After twenty-six episodes and six plot-arcs, Higurashi no Naku Koro ni has wound down its anime run, but what do we leave it with? In an industry chock-full of sub-genres, such as macho fighting anime, harem romantic comedy anime, brooding emo anime, silly slapstick comedy, giant robots, war stories, and so forth, this title fit into to no category neatly.
This final plot arc, the Tsumihoroboshi-hen or Atonement Chapter, reveals a great deal, but leaves a lot of rather fundamental questions unanswered. This was anything but a clean break, with all the loose ends neatly tied off for us. Unlike the Eye Opening Chapter that immediately preceded it, this “answer arc” does not re-tell a prior plot arc, but turns it on its head.
In the first four episodes of Higurashi no Naku Koro ni, we see Maebara Keiichi descend through a spiral of doubt and fear, culminating in a homicidal paranoia. In the last five, we see a similar series of events revolving around Ryuugu Rena instead.
The Atonement Chapter is all about trust. The trust that Rena had in her parents, the trust that her father had for his girlfriend, the trust that Keiichi, Mion, Rika, Satoko, and Rena shared amongst themselves. We see each of these, to varying degrees, disintegrate for Rena.

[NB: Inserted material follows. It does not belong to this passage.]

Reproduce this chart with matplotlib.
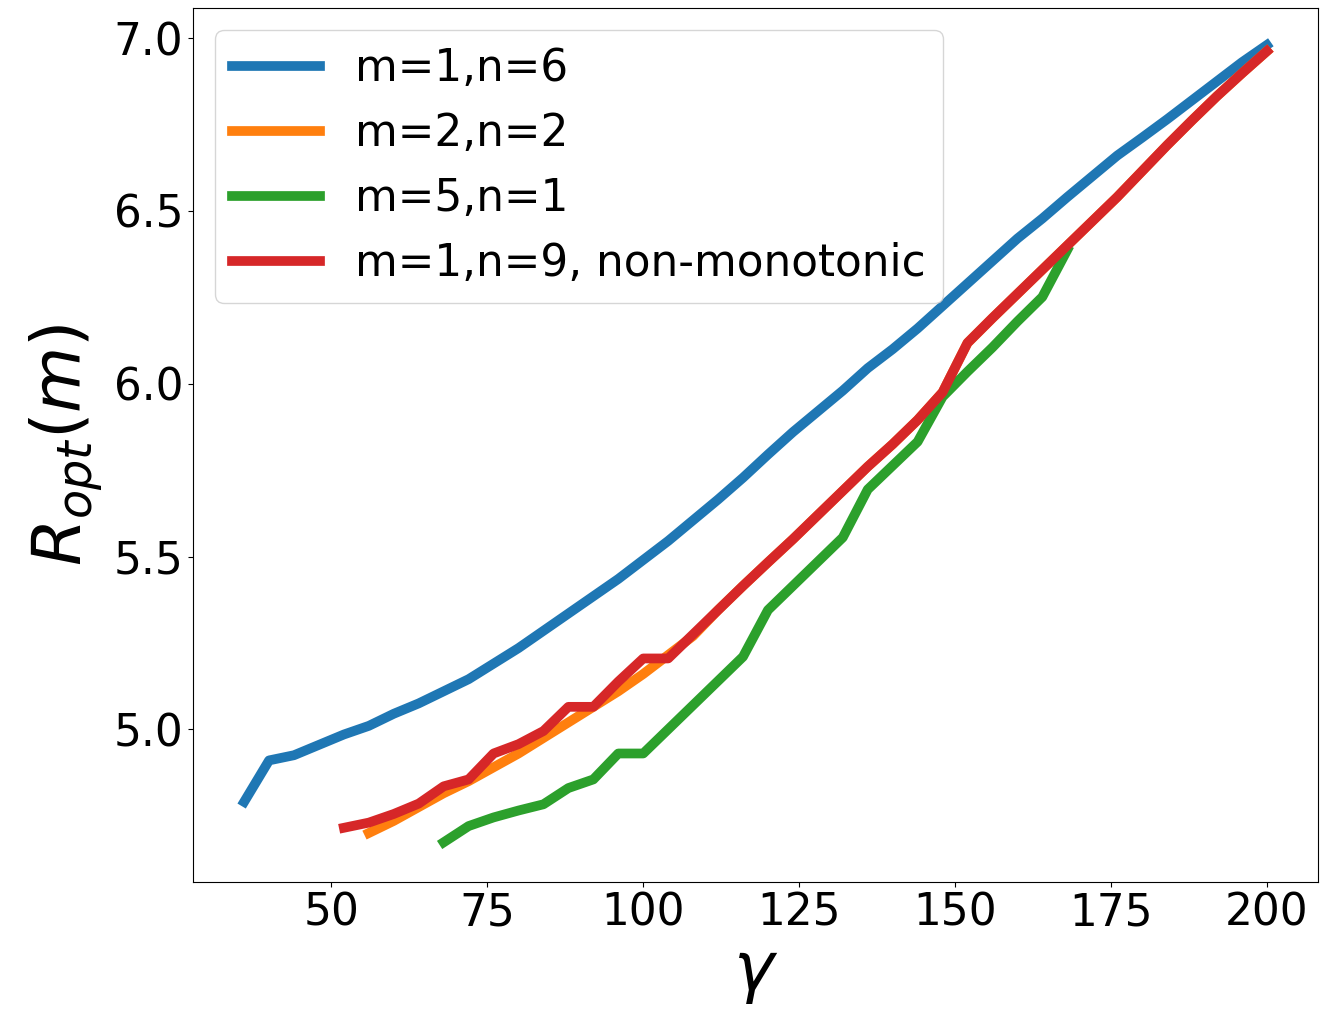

Unable to rely upon her friends, she disassociates with reality, eventually going so far as to hold her school hostage with a gasoline bomb.
We find, during all of this, that Hinamizawa has been stuck in what could be described as a time-loop. Think of Groundhog’s Day but covering an entire summer instead of a single day, with an inevitable cycle of tragedy holding it together rather than some quest for self-enlightenment.
Unlike previous plot-arcs, Keiichi seems to find the courage to do the right thing. Instead of lashing out, running away, or panicking, he rises to the occasion and tries to save his friends. All of them.
The big showdown that ensues is a great example of how Higurashi no Naku Koro ni has worked from the beginning:
- Take some interesting characters
- put them into a very interesting situation
- manipulate the audience’s access to the main character’s state of mind
- manipulate the audience’s access to the main character’s past
- deny the audience a reliable PoV through the use of severe disassociative dementia
- animate the whole thing with wildly-varying quality
- miraculously make it all work
Overall Impression
Higurashi no Naku Koro ni was an extremely interesting and somewhat flawed series. There were some interesting choices made regarding pacing (many have criticized it for this), and the execution on the actual art was spotty throughout. I got the impression at times that the director was under entirely too much pressure to meet deadlines with an insufficient budget, or that entire scenes were handled from beginning to end by interns instead of experienced professionals. Folks who read the visual novel this was based on complain that too much is left out. From what I’ve seen, most of that consists of slapstick and a certain rather detestable form of fanservice that doesn’t seem to contribute greatly to the plot.
These shortcomings, however, are more than made up for by the story itself. This is not a story that assumes the viewer has a fifth-grade intellect or a peripubescent libido. Higurashi no Naku Koro ni respects you more than that. It tells a complicated story with a lot of moving parts, a lot of nuance, and leaves a lot of room for the viewer to fill in the blanks. Were it better-produced, I’d give it an A, but in the end it will have to settle for a B+. I recommend it highly to anybody that enjoys puzzles.
Might I suggest Higurashi no Naku Koro ni Kai? Any questions you have will be answered in that arc. 😉
Oh, I tried the sequel, and found it severely wanting. Having a plot arc where the PoV character is “in on it” was terrible. Imagine if you were to watch a murder mystery but the opening scene shows you the detective watching the crime happen. Now you’re not really watching a mystery any more, are you?